Task objective: Quote every line below exactly and skip any picture.

---- Provided material

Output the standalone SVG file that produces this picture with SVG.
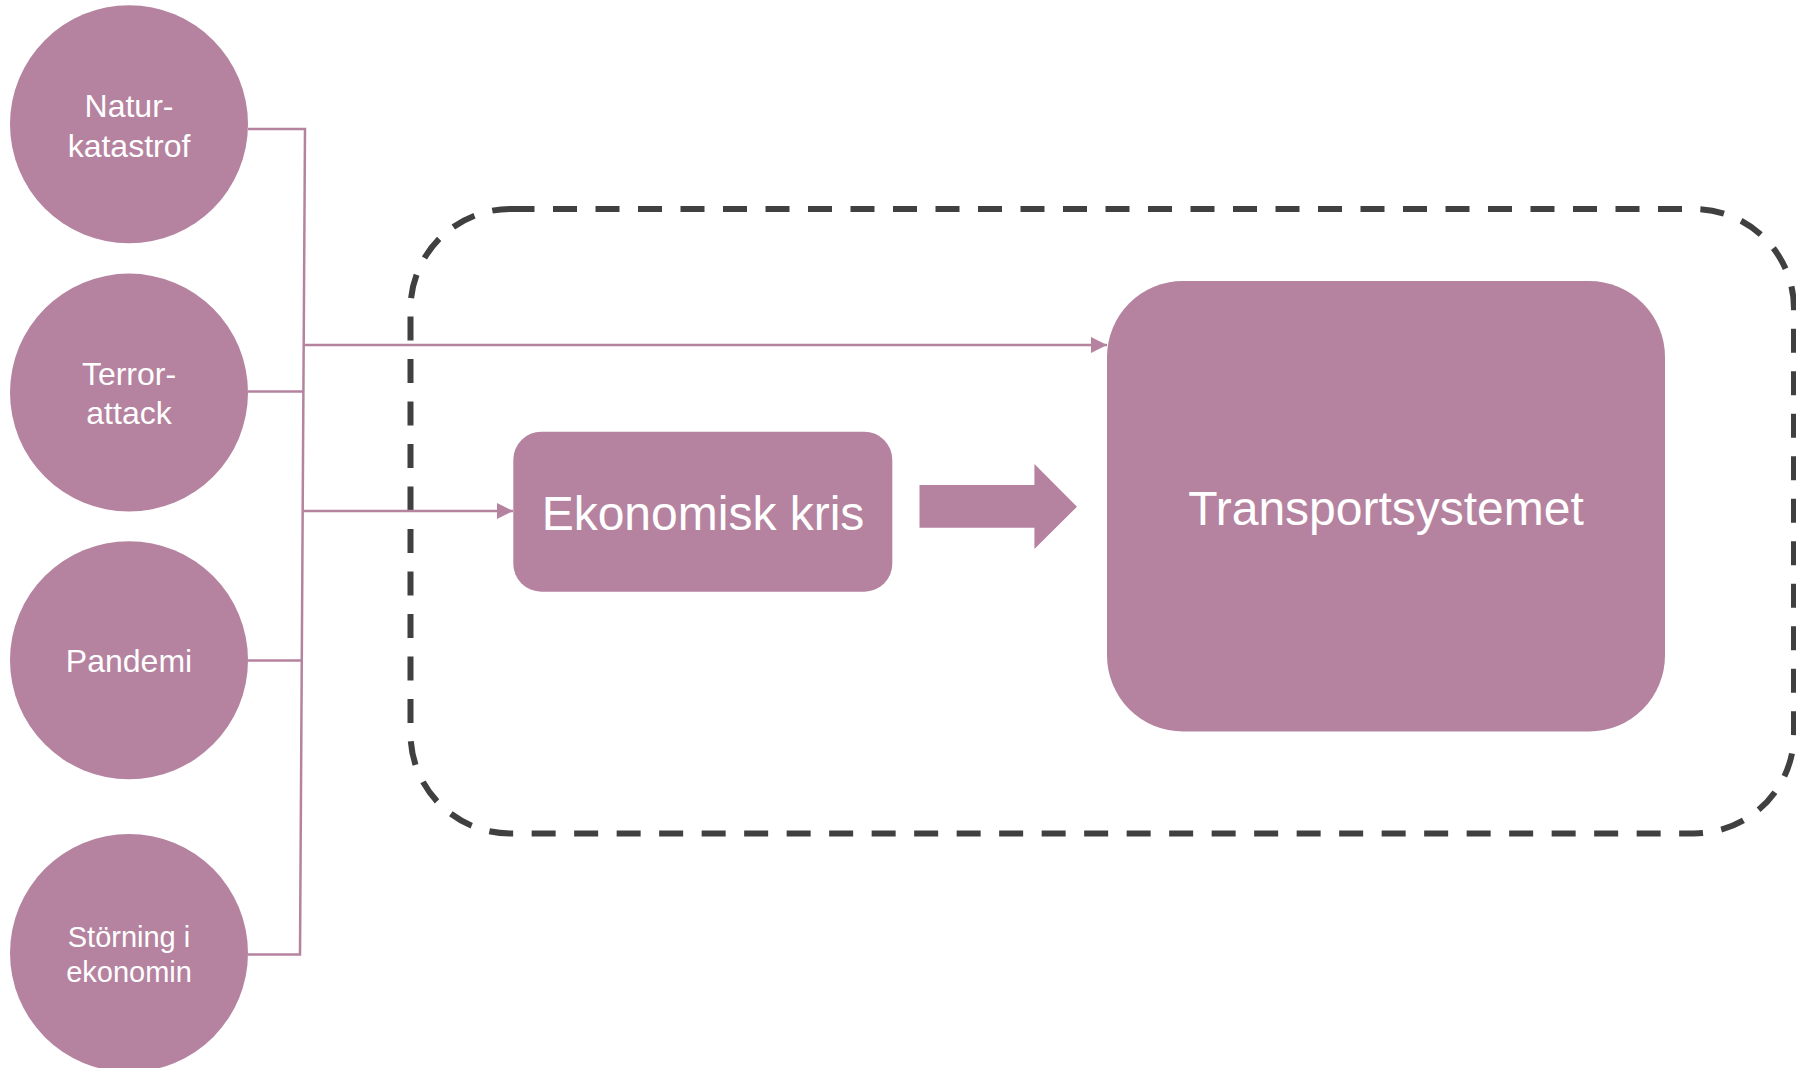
<svg xmlns="http://www.w3.org/2000/svg" width="1796" height="1068" viewBox="0 0 1796 1068">
<style>
.node{fill:#B5839F}
.lbl{fill:#FFFFFF;font-family:"Liberation Sans",Arial,sans-serif;text-anchor:middle}
.conn{stroke:#B5839F;stroke-width:2.5;fill:none}
</style>
<defs>
<marker id="ah" viewBox="0 0 16 16" refX="16" refY="8" markerWidth="16" markerHeight="16" markerUnits="userSpaceOnUse" orient="auto">
<path d="M0,0 L16,8 L0,16 Z" fill="#B5839F"/>
</marker>
</defs>
<rect width="1796" height="1068" fill="#FFFFFF"/>
<g id="boundary">
<rect x="410.5" y="209" width="1383.5" height="624.5" rx="100" ry="100" fill="none" stroke="#404040" stroke-width="6" stroke-dasharray="24 18.5"/>
</g>
<g id="connectors">
<path class="conn" d="M248,129 H305 L300,954.5 H248"/>
<path class="conn" d="M248,391.5 H303.5"/>
<path class="conn" d="M248,660.5 H302"/>
<path class="conn" d="M304,345 H1107" marker-end="url(#ah)"/>
<path class="conn" d="M303,511 H513" marker-end="url(#ah)"/>
<polygon id="block-arrow" class="node" points="919.5,485 1034.4,485 1034.4,464 1077,506.7 1034.4,549 1034.4,527.7 919.5,527.7"/>
</g>
<g id="node-naturkatastrof">
<circle class="node" cx="129" cy="124.3" r="119"/>
<text class="lbl" font-size="32" x="129" y="117">Natur-</text>
<text class="lbl" font-size="32" x="129" y="156.5">katastrof</text>
</g>
<g id="node-terrorattack">
<circle class="node" cx="129" cy="392.6" r="119"/>
<text class="lbl" font-size="32" x="129" y="385">Terror-</text>
<text class="lbl" font-size="32" x="129" y="423.5">attack</text>
</g>
<g id="node-pandemi">
<circle class="node" cx="129" cy="660.2" r="119"/>
<text class="lbl" font-size="32" x="129" y="672">Pandemi</text>
</g>
<g id="node-storning">
<circle class="node" cx="129" cy="953" r="119"/>
<text class="lbl" font-size="29" x="129" y="947">Störning i</text>
<text class="lbl" font-size="29" x="129" y="982">ekonomin</text>
</g>
<g id="node-ekonomisk-kris">
<rect class="node" x="513.3" y="431.7" width="379" height="160" rx="28" ry="28"/>
<text class="lbl" font-size="48" x="703" y="530">Ekonomisk kris</text>
</g>
<g id="node-transportsystemet">
<rect class="node" x="1107" y="281" width="558" height="450.5" rx="76" ry="76"/>
<text class="lbl" font-size="48" x="1386" y="525">Transportsystemet</text>
</g>
</svg>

--------

Answer in full:
Output the standalone SVG file that produces this picture with SVG.
<svg xmlns="http://www.w3.org/2000/svg" width="1796" height="1068" viewBox="0 0 1796 1068">
<style>
.node{fill:#B5839F}
.lbl{fill:#FFFFFF;font-family:"Liberation Sans",Arial,sans-serif;text-anchor:middle}
.conn{stroke:#B5839F;stroke-width:2.5;fill:none}
</style>
<defs>
<marker id="ah" viewBox="0 0 16 16" refX="16" refY="8" markerWidth="16" markerHeight="16" markerUnits="userSpaceOnUse" orient="auto">
<path d="M0,0 L16,8 L0,16 Z" fill="#B5839F"/>
</marker>
</defs>
<rect width="1796" height="1068" fill="#FFFFFF"/>
<g id="boundary">
<rect x="410.5" y="209" width="1383.5" height="624.5" rx="100" ry="100" fill="none" stroke="#404040" stroke-width="6" stroke-dasharray="24 18.5"/>
</g>
<g id="connectors">
<path class="conn" d="M248,129 H305 L300,954.5 H248"/>
<path class="conn" d="M248,391.5 H303.5"/>
<path class="conn" d="M248,660.5 H302"/>
<path class="conn" d="M304,345 H1107" marker-end="url(#ah)"/>
<path class="conn" d="M303,511 H513" marker-end="url(#ah)"/>
<polygon id="block-arrow" class="node" points="919.5,485 1034.4,485 1034.4,464 1077,506.7 1034.4,549 1034.4,527.7 919.5,527.7"/>
</g>
<g id="node-naturkatastrof">
<circle class="node" cx="129" cy="124.3" r="119"/>
<text class="lbl" font-size="32" x="129" y="117">Natur-</text>
<text class="lbl" font-size="32" x="129" y="156.5">katastrof</text>
</g>
<g id="node-terrorattack">
<circle class="node" cx="129" cy="392.6" r="119"/>
<text class="lbl" font-size="32" x="129" y="385">Terror-</text>
<text class="lbl" font-size="32" x="129" y="423.5">attack</text>
</g>
<g id="node-pandemi">
<circle class="node" cx="129" cy="660.2" r="119"/>
<text class="lbl" font-size="32" x="129" y="672">Pandemi</text>
</g>
<g id="node-storning">
<circle class="node" cx="129" cy="953" r="119"/>
<text class="lbl" font-size="29" x="129" y="947">Störning i</text>
<text class="lbl" font-size="29" x="129" y="982">ekonomin</text>
</g>
<g id="node-ekonomisk-kris">
<rect class="node" x="513.3" y="431.7" width="379" height="160" rx="28" ry="28"/>
<text class="lbl" font-size="48" x="703" y="530">Ekonomisk kris</text>
</g>
<g id="node-transportsystemet">
<rect class="node" x="1107" y="281" width="558" height="450.5" rx="76" ry="76"/>
<text class="lbl" font-size="48" x="1386" y="525">Transportsystemet</text>
</g>
</svg>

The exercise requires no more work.